Photo by Susan Kahn

Every other Friday evening, Chelsea Santiago ’19 can be found in Ryan Studio demonstrating isolations, popping and locking, and other hip-hop dance moves. By day, Santiago works as an admission counselor, but in her free time, she teaches students choreographed hip-hop routines. 

“I wanted to create an outlet for students to not only be able to learn new choreography but also grow as dancers,” she says. Her workshops are open to all levels; no experience is needed. “I always like to emphasize at the beginning that these are judgment-free spaces.”

The classes attract students from different backgrounds, inviting them to partake in a shared dancing experience. Santiago begins each workshop by welcoming both familiar and new faces, reiterating that the purpose of the 90-minute session is to have fun. Leading with rhythmic stretches, Santiago transitions into teaching choreography for popular songs.

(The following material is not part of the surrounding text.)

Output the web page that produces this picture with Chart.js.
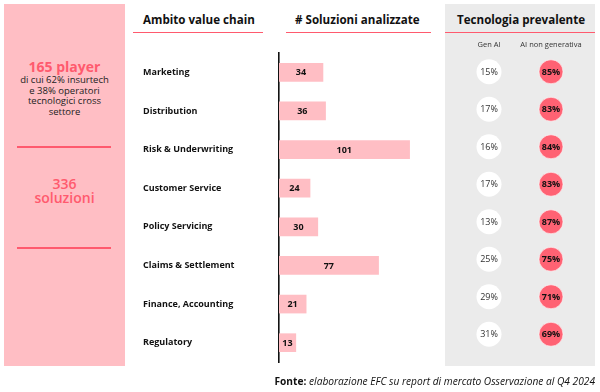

The Arizona native graduated with a double major in political science and psychological science. During her time as a student, Santiago supplemented her academics with several extracurriculars, such as the Spanish Language Debate Society and the Konosioni Senior Honor Society. However, one of the most impactful activities she participated in on campus, she says, was dance. “Dance has been a huge part of my identity during my time at Colgate. They don’t call me ‘Dancefest Queen’ for nothing.”

Santiago was a part of four student-led dance organizations: the DDT Hip-Hop group, Latin American Dance (LAD), Colgate Dance Team, and MELANATED. By her sophomore year, she was already choreographing entire routines, and in her senior year, she became the leader of LAD and MELANATED. She went on to display her pieces in the biannual Dancefest event, while also participating in other performances throughout the semesters. Santiago even joined a select few of the University’s dancers to perform for former Vice President Joe Biden during his campus visit in 2017.

Santiago’s infatuation with dance and its many styles emerges from her Latin roots. “Growing up in a Mexican household, it was hard not to dance. Dancing is in my blood, and you could always see me dancing to traditional Latin dances such as cumbia and merengue at family gatherings,” she says. In high school, Santiago joined a dance and step team called VIBE, performing at school events and pep rallies. “I started to take dance more seriously. I took a dance class where I learned more of the basics of ballet, jazz, and contemporary dance.”

Now, hip-hop is the style that Santiago is most drawn to, but she says she would love to continue teaching classes and, in the future, open her own studio with class instruction of every form of dance.

“Dancing is my passion, and being able to continue doing it allows for me to center myself, no matter what else might be going on in the world. People can come together no matter what skin tone you are, what background you come from, or what experience you have, and that’s the beauty of it all.”